Cette logique permet d’établir des grilles tarifaires précises, où le coût au mot est pondéré en fonction du type de correspondance, offrant ainsi un retour sur investissement tangible pour le client.

Mémoire de traduction et base terminologique : une distinction fondamentale

Il est cependant périlleux de confondre la mémoire de traduction avec une base terminologique (ou Termbase). Si les deux contribuent à la cohérence, leur fonction est aux antipodes l’une de l’autre. La mémoire de traduction stocke des phrases ou des segments complets. La base terminologique, elle, est un dictionnaire spécialisé qui gère des termes spécifiques (un nom de produit, un concept juridique, un acronyme) et les règles qui leur sont associées (définitions, abréviations, termes à ne pas utiliser). Les deux outils fonctionnent en tandem, mais ne sont en aucun cas interchangeables.

mémoire de traduction ou base de terminologie

Avantages stratégiques et limites inhérentes

Les bénéfices d’une mémoire de traduction bien gérée sont considérables : cohérence terminologique et stylistique sur l’ensemble des documents d’un client, accélération des délais de livraison et optimisation des coûts. Elle devient un véritable patrimoine linguistique pour l’entreprise, qui se valorise et s’enrichit projet après projet.

Néanmoins, il faut être conscient de ses limites. La plus grande menace est le principe du « Garbage In, Garbage Out » : une mémoire de traduction alimentée par des traductions de piètre qualité ne fera que propager et systématiser les erreurs. De plus, son utilisation est peu pertinente pour des contenus très créatifs comme la traduction marketing ou littéraire, où la répétition est souvent proscrite au profit de la reformulation et de l’inventivité. Elle peut même devenir un frein à la créativité si le traducteur se contente de valider servilement les segments proposés sans exercer son jugement critique.
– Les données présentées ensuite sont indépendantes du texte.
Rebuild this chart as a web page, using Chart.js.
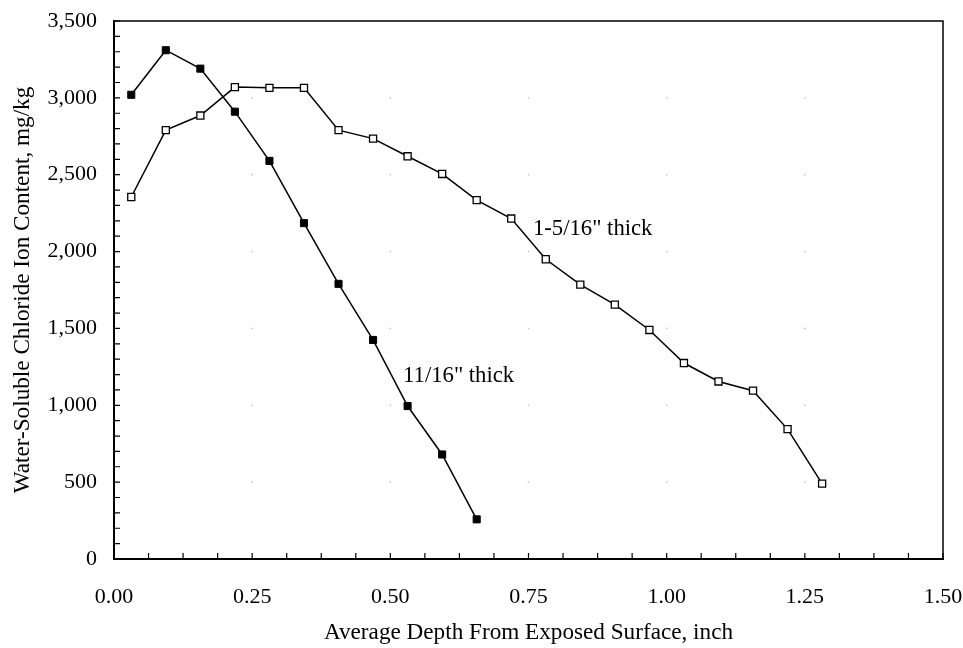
<!DOCTYPE html>
<html>
<head>
<meta charset="utf-8">
<script src="https://cdn.jsdelivr.net/npm/chart.js@4.4.0/dist/chart.umd.min.js"></script>
<style>
  html, body { margin: 0; padding: 0; background: #fff; }
  #wrap { width: 963px; height: 648px; }
</style>
</head>
<body>
<div id="wrap"><canvas id="chloride" width="963" height="648"></canvas></div>
<script>
// mid-depth of each 1/16" slice, inch
const depthThin = [0.03125, 0.09375, 0.15625, 0.21875, 0.28125, 0.34375, 0.40625, 0.46875, 0.53125, 0.59375, 0.65625];
const chlorideThin = [3020, 3310, 3190, 2910, 2590, 2185, 1790, 1425, 995, 680, 258];

const depthThick = [0.03125, 0.09375, 0.15625, 0.21875, 0.28125, 0.34375, 0.40625, 0.46875, 0.53125, 0.59375, 0.65625,
  0.71875, 0.78125, 0.84375, 0.90625, 0.96875, 1.03125, 1.09375, 1.15625, 1.21875, 1.28125];
const chlorideThick = [2355, 2790, 2885, 3070, 3065, 3065, 2790, 2735, 2620, 2505, 2335,
  2215, 1950, 1785, 1655, 1490, 1275, 1155, 1095, 845, 490];

// text placed next to each curve (data coordinates)
const curveLabels = [
  { text: '1-5/16" thick', x: 0.758, y: 2147 },
  { text: '11/16" thick', x: 0.523, y: 1191 }
];

const serif = '"Liberation Serif", "Times New Roman", serif';

const toPoints = (xs, ys) => xs.map((x, i) => ({ x: x, y: ys[i] }));
const isMajorX = (v) => Math.abs(v * 4 - Math.round(v * 4)) < 1e-9;
const isMajorY = (v) => v % 500 === 0;

const frameAndTicks = {
  id: "frameAndTicks",
  beforeDatasetsDraw(chart) {
    const { ctx, chartArea: a, scales: { x, y } } = chart;
    ctx.save();

    // faint specks where the major grid lines would cross
    ctx.fillStyle = "#c4c4c4";
    x.ticks.forEach((tx) => {
      if (!isMajorX(tx.value) || tx.value === x.min || tx.value === x.max) return;
      y.ticks.forEach((ty) => {
        if (!isMajorY(ty.value) || ty.value === y.min || ty.value === y.max) return;
        ctx.fillRect(x.getPixelForValue(tx.value) - 0.75, y.getPixelForValue(ty.value) - 0.75, 1.5, 1.5);
      });
    });

    // tick marks point into the plot
    ctx.strokeStyle = "#000";
    ctx.lineWidth = 1.2;
    ctx.beginPath();
    x.ticks.forEach((t) => {
      const px = x.getPixelForValue(t.value);
      ctx.moveTo(px, a.bottom);
      ctx.lineTo(px, a.bottom - 6);
    });
    y.ticks.forEach((t) => {
      const py = y.getPixelForValue(t.value);
      ctx.moveTo(a.left, py);
      ctx.lineTo(a.left + 6, py);
    });
    ctx.stroke();

    ctx.lineWidth = 1.5;
    ctx.strokeRect(a.left, a.top, a.right - a.left, a.bottom - a.top);
    ctx.restore();
  },
  afterDatasetsDraw(chart) {
    const { ctx, scales: { x, y } } = chart;
    ctx.save();
    ctx.font = "22.7px " + serif;
    ctx.fillStyle = "#000";
    ctx.textAlign = "left";
    ctx.textBaseline = "middle";
    curveLabels.forEach((l) => {
      ctx.fillText(l.text, x.getPixelForValue(l.x), y.getPixelForValue(l.y));
    });
    ctx.restore();
  }
};

new Chart(document.getElementById("chloride").getContext("2d"), {
  type: "line",
  data: {
    datasets: [
      {
        label: '1-5/16" thick',
        data: toPoints(depthThick, chlorideThick),
        borderColor: "#000",
        borderWidth: 1.5,
        pointStyle: "rect",
        pointRadius: 5,
        pointBorderWidth: 1.3,
        pointBorderColor: "#000",
        pointBackgroundColor: "#fff"
      },
      {
        label: '11/16" thick',
        data: toPoints(depthThin, chlorideThin),
        borderColor: "#000",
        borderWidth: 1.5,
        pointStyle: "rect",
        pointRadius: 5,
        pointBorderWidth: 1,
        pointBorderColor: "#000",
        pointBackgroundColor: "#000"
      }
    ]
  },
  options: {
    responsive: false,
    animation: false,
    events: [],
    layout: { padding: { top: 21, right: 20, left: 0, bottom: 0 } },
    plugins: {
      legend: { display: false },
      tooltip: { enabled: false }
    },
    scales: {
      x: {
        type: "linear",
        min: 0,
        max: 1.5,
        grid: { display: false, drawTicks: false },
        border: { display: true, color: "#000", width: 2 },
        ticks: {
          stepSize: 0.0625,
          autoSkip: false,
          maxRotation: 0,
          padding: 25,
          color: "#000",
          font: { family: serif, size: 22 },
          callback: (v) => (isMajorX(v) ? v.toFixed(2) : "")
        },
        title: {
          display: true,
          text: "Average Depth From Exposed Surface, inch",
          color: "#000",
          font: { family: serif, size: 23.2 },
          padding: { top: 0, bottom: 1 }
        },
        afterFit: (scale) => {
          scale.height = 89;
          scale.paddingLeft = 0;
          scale.paddingRight = 0;
        }
      },
      y: {
        type: "linear",
        min: 0,
        max: 3500,
        grid: { display: false, drawTicks: false },
        border: { display: true, color: "#000", width: 2 },
        ticks: {
          stepSize: 100,
          autoSkip: false,
          padding: 17,
          color: "#000",
          font: { family: serif, size: 22 },
          callback: (v) => (isMajorY(v) ? v.toLocaleString("en-US") : "")
        },
        title: {
          display: true,
          text: "Water-Soluble Chloride Ion Content, mg/kg",
          color: "#000",
          font: { family: serif, size: 23.2 },
          padding: { top: 9, bottom: 0 }
        },
        afterFit: (scale) => {
          scale.width = 114;
          scale.paddingTop = 0;
          scale.paddingBottom = 0;
        }
      }
    }
  },
  plugins: [frameAndTicks]
});
</script>
</body>
</html>
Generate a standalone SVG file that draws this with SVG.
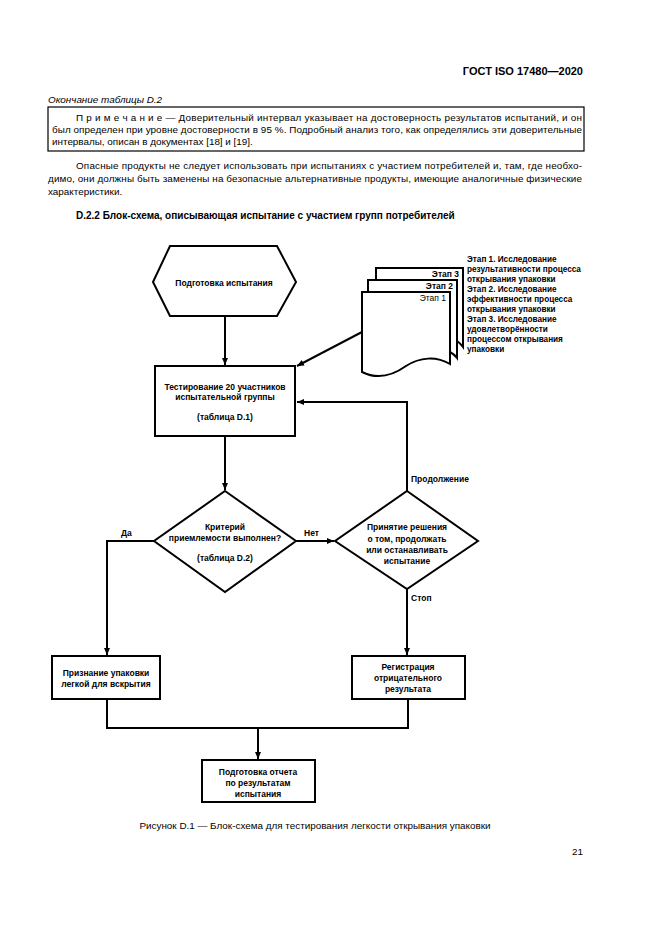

En somme, la mémoire de traduction a révolutionné notre métier. Elle a déplacé une partie de l’effort du traducteur de la saisie pure vers un rôle de superviseur et de valideur expert. Nous sommes intimement convaincus que la valeur d’un prestataire de services linguistiques ne réside plus seulement dans sa capacité à traduire, mais aussi dans sa rigueur à construire, maintenir et enrichir ces mémoires. C’est un outil puissant, mais qui ne saurait se substituer à la vigilance et à l’intelligence du traducteur, qui demeure le dernier maillon et le garant final de la qualité.